> PROVIDED MATERIAL:
◇ ◇ ◇

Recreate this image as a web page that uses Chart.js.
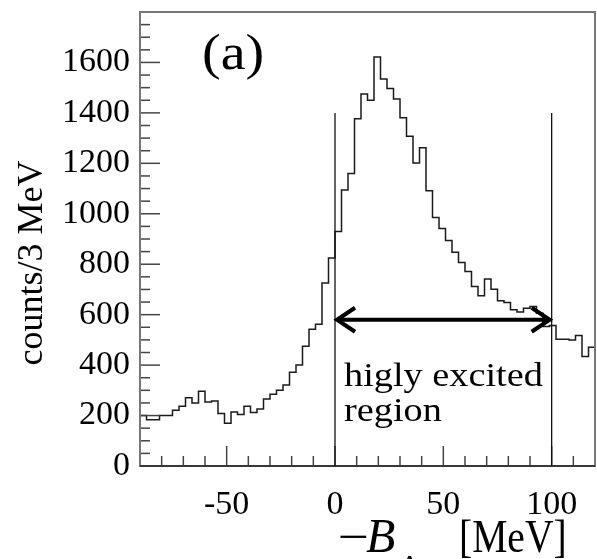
<!DOCTYPE html>
<html>
<head>
<meta charset="utf-8">
<script src="https://cdn.jsdelivr.net/npm/chart.js@4/dist/chart.umd.min.js"></script>
<style>
  html, body { margin: 0; padding: 0; background: #fff; }
  #c { display: block; }
</style>
</head>
<body>
<canvas id="c" width="597" height="559"></canvas>
<script>
// histogram, 3 MeV bins from -90 to 120 MeV
const binStart = -90;
const binWidth = 3;
const counts = [
  // -90 .. 0
  200, 183, 183, 200, 200, 221, 237, 271, 250, 296,
  254, 258, 208, 169, 214, 204, 237, 212, 226, 266,
  284, 300, 321, 372, 400, 475, 542, 562, 726, 825,
  // 0 .. 120
  930, 1094, 1160, 1377, 1475, 1450, 1622, 1534, 1497, 1455,
  1381, 1307, 1201, 1262, 1091, 985, 942, 894, 847, 807,
  771, 712, 675, 741, 701, 655, 648, 619, 611, 625,
  632, 606, 553, 557, 503, 503, 500, 517, 434, 471
];
const xTicks = [-50, 0, 50, 100];
const yTicks = [0, 200, 400, 600, 800, 1000, 1200, 1400, 1600];
const regionEdges = [0, 100];   // "higly excited region" limits
const regionLineTop = 1400;
const arrowLevel = 580;

// step points at bin left edges, last one closes the final bin
const points = counts.map((c, i) => ({ x: binStart + i * binWidth, y: c }));
points.push({ x: binStart + counts.length * binWidth, y: counts[counts.length - 1] });

const serif = '"Liberation Serif", "DejaVu Serif", serif';

function stretchText(ctx, str, x, y, sx) {
  ctx.save();
  ctx.translate(x, y);
  ctx.scale(sx, 1);
  ctx.fillText(str, 0, 0);
  ctx.restore();
}

function line(ctx, x1, y1, x2, y2) {
  ctx.beginPath();
  ctx.moveTo(x1, y1);
  ctx.lineTo(x2, y2);
  ctx.stroke();
}

// fixed axis boxes so the frame lands where it is in the picture
function fixBox(s, size) {
  if (s.isHorizontal()) s.height = size; else s.width = size;
  s.paddingLeft = s.paddingRight = s.paddingTop = s.paddingBottom = 0;
}

// frame, inward ticks, region markers and the texts
const decor = {
  id: 'decor',
  afterDatasetsDraw(chart) {
    const { ctx, chartArea: a, scales: { x, y } } = chart;
    ctx.save();

    // ticks pointing into the frame
    ctx.strokeStyle = '#444';
    ctx.lineWidth = 1.5;
    for (let v = 50; v < y.max; v += 50) {
      const py = y.getPixelForValue(v);
      line(ctx, a.left, py, a.left + (v % 200 === 0 ? 20 : 10), py);
    }
    for (let v = -80; v < x.max; v += 10) {
      const px = x.getPixelForValue(v);
      line(ctx, px, a.bottom, px, a.bottom - (v % 50 === 0 ? 20 : 10));
    }

    // frame
    ctx.strokeStyle = '#777';
    ctx.lineWidth = 2;
    ctx.strokeRect(a.left, a.top, a.right - a.left, a.bottom - a.top);
    ctx.strokeStyle = '#222';
    ctx.lineWidth = 1.5;
    line(ctx, a.left, a.bottom, a.right, a.bottom);

    // region limits
    ctx.strokeStyle = '#111';
    ctx.lineWidth = 1.3;
    regionEdges.forEach(v => {
      const px = x.getPixelForValue(v);
      line(ctx, px, y.getPixelForValue(0), px, y.getPixelForValue(regionLineTop));
    });

    // double arrow
    const x0 = x.getPixelForValue(regionEdges[0]);
    const x1 = x.getPixelForValue(regionEdges[1]);
    const ay = y.getPixelForValue(arrowLevel);
    ctx.strokeStyle = '#000';
    ctx.lineWidth = 4;
    ctx.lineCap = 'butt';
    line(ctx, x0 + 2, ay, x1 - 2, ay);
    ctx.beginPath();
    ctx.moveTo(x0 + 20, ay - 12); ctx.lineTo(x0 + 2, ay); ctx.lineTo(x0 + 20, ay + 12);
    ctx.moveTo(x1 - 20, ay - 12); ctx.lineTo(x1 - 2, ay); ctx.lineTo(x1 - 20, ay + 12);
    ctx.stroke();

    // texts
    ctx.fillStyle = '#000';
    ctx.textAlign = 'left';
    ctx.textBaseline = 'alphabetic';
    ctx.font = '51px ' + serif;
    stretchText(ctx, '(a)', 202, 69, 1.1);

    ctx.font = '33px ' + serif;
    stretchText(ctx, 'higly excited', 344, 385.5, 1.16);
    stretchText(ctx, 'region', 344, 420.5, 1.16);

    // y title
    ctx.save();
    ctx.translate(42, 263);
    ctx.rotate(-Math.PI / 2);
    ctx.textAlign = 'center';
    ctx.font = '36px ' + serif;
    ctx.fillText('counts/3 MeV', 0, 0);
    ctx.restore();

    // x title: −B_Λ [MeV]
    ctx.font = '46px ' + serif;
    stretchText(ctx, '\u2212', 338, 552, 1.2);
    ctx.font = 'italic 48px ' + serif;
    ctx.fillText('B', 366, 552);
    ctx.font = '30px ' + serif;
    ctx.fillText('\u039B', 399, 575);
    ctx.font = '46px ' + serif;
    stretchText(ctx, '[MeV]', 459, 552, 0.86);

    ctx.restore();
  }
};

new Chart(document.getElementById('c'), {
  type: 'line',
  data: {
    datasets: [{
      data: points,
      stepped: true,
      borderColor: '#1a1a1a',
      borderWidth: 1.5,
      pointRadius: 0,
      fill: false
    }]
  },
  options: {
    responsive: false,
    animation: false,
    devicePixelRatio: 1,
    layout: { padding: { top: 12, right: 2, left: 0, bottom: 0 } },
    plugins: { legend: { display: false }, tooltip: { enabled: false } },
    scales: {
      x: {
        type: 'linear',
        min: binStart,
        max: binStart + counts.length * binWidth,
        grid: { display: false, drawTicks: false },
        border: { display: false },
        afterBuildTicks: s => { s.ticks = xTicks.map(v => ({ value: v })); },
        afterFit: s => fixBox(s, 93),
        ticks: {
          color: '#000',
          padding: 22,
          maxRotation: 0,
          callback: v => String(v),
          font: { family: serif, size: 34, lineHeight: 1 }
        }
      },
      y: {
        min: 0,
        max: 1800,
        grid: { display: false, drawTicks: false },
        border: { display: false },
        afterBuildTicks: s => { s.ticks = yTicks.map(v => ({ value: v })); },
        afterFit: s => fixBox(s, 140),
        ticks: {
          color: '#000',
          padding: 10,
          callback: v => String(v),
          font: { family: serif, size: 34, lineHeight: 1 }
        }
      }
    }
  },
  plugins: [decor]
});
</script>
</body>
</html>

◇ ◇ ◇

> YOUR GOAL: Exactly as written, return every line of the listing, but not the pictures.

> THE OUTPUT:
Recreate this image as a web page that uses Chart.js.
<!DOCTYPE html>
<html>
<head>
<meta charset="utf-8">
<script src="https://cdn.jsdelivr.net/npm/chart.js@4/dist/chart.umd.min.js"></script>
<style>
  html, body { margin: 0; padding: 0; background: #fff; }
  #c { display: block; }
</style>
</head>
<body>
<canvas id="c" width="597" height="559"></canvas>
<script>
// histogram, 3 MeV bins from -90 to 120 MeV
const binStart = -90;
const binWidth = 3;
const counts = [
  // -90 .. 0
  200, 183, 183, 200, 200, 221, 237, 271, 250, 296,
  254, 258, 208, 169, 214, 204, 237, 212, 226, 266,
  284, 300, 321, 372, 400, 475, 542, 562, 726, 825,
  // 0 .. 120
  930, 1094, 1160, 1377, 1475, 1450, 1622, 1534, 1497, 1455,
  1381, 1307, 1201, 1262, 1091, 985, 942, 894, 847, 807,
  771, 712, 675, 741, 701, 655, 648, 619, 611, 625,
  632, 606, 553, 557, 503, 503, 500, 517, 434, 471
];
const xTicks = [-50, 0, 50, 100];
const yTicks = [0, 200, 400, 600, 800, 1000, 1200, 1400, 1600];
const regionEdges = [0, 100];   // "higly excited region" limits
const regionLineTop = 1400;
const arrowLevel = 580;

// step points at bin left edges, last one closes the final bin
const points = counts.map((c, i) => ({ x: binStart + i * binWidth, y: c }));
points.push({ x: binStart + counts.length * binWidth, y: counts[counts.length - 1] });

const serif = '"Liberation Serif", "DejaVu Serif", serif';

function stretchText(ctx, str, x, y, sx) {
  ctx.save();
  ctx.translate(x, y);
  ctx.scale(sx, 1);
  ctx.fillText(str, 0, 0);
  ctx.restore();
}

function line(ctx, x1, y1, x2, y2) {
  ctx.beginPath();
  ctx.moveTo(x1, y1);
  ctx.lineTo(x2, y2);
  ctx.stroke();
}

// fixed axis boxes so the frame lands where it is in the picture
function fixBox(s, size) {
  if (s.isHorizontal()) s.height = size; else s.width = size;
  s.paddingLeft = s.paddingRight = s.paddingTop = s.paddingBottom = 0;
}

// frame, inward ticks, region markers and the texts
const decor = {
  id: 'decor',
  afterDatasetsDraw(chart) {
    const { ctx, chartArea: a, scales: { x, y } } = chart;
    ctx.save();

    // ticks pointing into the frame
    ctx.strokeStyle = '#444';
    ctx.lineWidth = 1.5;
    for (let v = 50; v < y.max; v += 50) {
      const py = y.getPixelForValue(v);
      line(ctx, a.left, py, a.left + (v % 200 === 0 ? 20 : 10), py);
    }
    for (let v = -80; v < x.max; v += 10) {
      const px = x.getPixelForValue(v);
      line(ctx, px, a.bottom, px, a.bottom - (v % 50 === 0 ? 20 : 10));
    }

    // frame
    ctx.strokeStyle = '#777';
    ctx.lineWidth = 2;
    ctx.strokeRect(a.left, a.top, a.right - a.left, a.bottom - a.top);
    ctx.strokeStyle = '#222';
    ctx.lineWidth = 1.5;
    line(ctx, a.left, a.bottom, a.right, a.bottom);

    // region limits
    ctx.strokeStyle = '#111';
    ctx.lineWidth = 1.3;
    regionEdges.forEach(v => {
      const px = x.getPixelForValue(v);
      line(ctx, px, y.getPixelForValue(0), px, y.getPixelForValue(regionLineTop));
    });

    // double arrow
    const x0 = x.getPixelForValue(regionEdges[0]);
    const x1 = x.getPixelForValue(regionEdges[1]);
    const ay = y.getPixelForValue(arrowLevel);
    ctx.strokeStyle = '#000';
    ctx.lineWidth = 4;
    ctx.lineCap = 'butt';
    line(ctx, x0 + 2, ay, x1 - 2, ay);
    ctx.beginPath();
    ctx.moveTo(x0 + 20, ay - 12); ctx.lineTo(x0 + 2, ay); ctx.lineTo(x0 + 20, ay + 12);
    ctx.moveTo(x1 - 20, ay - 12); ctx.lineTo(x1 - 2, ay); ctx.lineTo(x1 - 20, ay + 12);
    ctx.stroke();

    // texts
    ctx.fillStyle = '#000';
    ctx.textAlign = 'left';
    ctx.textBaseline = 'alphabetic';
    ctx.font = '51px ' + serif;
    stretchText(ctx, '(a)', 202, 69, 1.1);

    ctx.font = '33px ' + serif;
    stretchText(ctx, 'higly excited', 344, 385.5, 1.16);
    stretchText(ctx, 'region', 344, 420.5, 1.16);

    // y title
    ctx.save();
    ctx.translate(42, 263);
    ctx.rotate(-Math.PI / 2);
    ctx.textAlign = 'center';
    ctx.font = '36px ' + serif;
    ctx.fillText('counts/3 MeV', 0, 0);
    ctx.restore();

    // x title: −B_Λ [MeV]
    ctx.font = '46px ' + serif;
    stretchText(ctx, '\u2212', 338, 552, 1.2);
    ctx.font = 'italic 48px ' + serif;
    ctx.fillText('B', 366, 552);
    ctx.font = '30px ' + serif;
    ctx.fillText('\u039B', 399, 575);
    ctx.font = '46px ' + serif;
    stretchText(ctx, '[MeV]', 459, 552, 0.86);

    ctx.restore();
  }
};

new Chart(document.getElementById('c'), {
  type: 'line',
  data: {
    datasets: [{
      data: points,
      stepped: true,
      borderColor: '#1a1a1a',
      borderWidth: 1.5,
      pointRadius: 0,
      fill: false
    }]
  },
  options: {
    responsive: false,
    animation: false,
    devicePixelRatio: 1,
    layout: { padding: { top: 12, right: 2, left: 0, bottom: 0 } },
    plugins: { legend: { display: false }, tooltip: { enabled: false } },
    scales: {
      x: {
        type: 'linear',
        min: binStart,
        max: binStart + counts.length * binWidth,
        grid: { display: false, drawTicks: false },
        border: { display: false },
        afterBuildTicks: s => { s.ticks = xTicks.map(v => ({ value: v })); },
        afterFit: s => fixBox(s, 93),
        ticks: {
          color: '#000',
          padding: 22,
          maxRotation: 0,
          callback: v => String(v),
          font: { family: serif, size: 34, lineHeight: 1 }
        }
      },
      y: {
        min: 0,
        max: 1800,
        grid: { display: false, drawTicks: false },
        border: { display: false },
        afterBuildTicks: s => { s.ticks = yTicks.map(v => ({ value: v })); },
        afterFit: s => fixBox(s, 140),
        ticks: {
          color: '#000',
          padding: 10,
          callback: v => String(v),
          font: { family: serif, size: 34, lineHeight: 1 }
        }
      }
    }
  },
  plugins: [decor]
});
</script>
</body>
</html>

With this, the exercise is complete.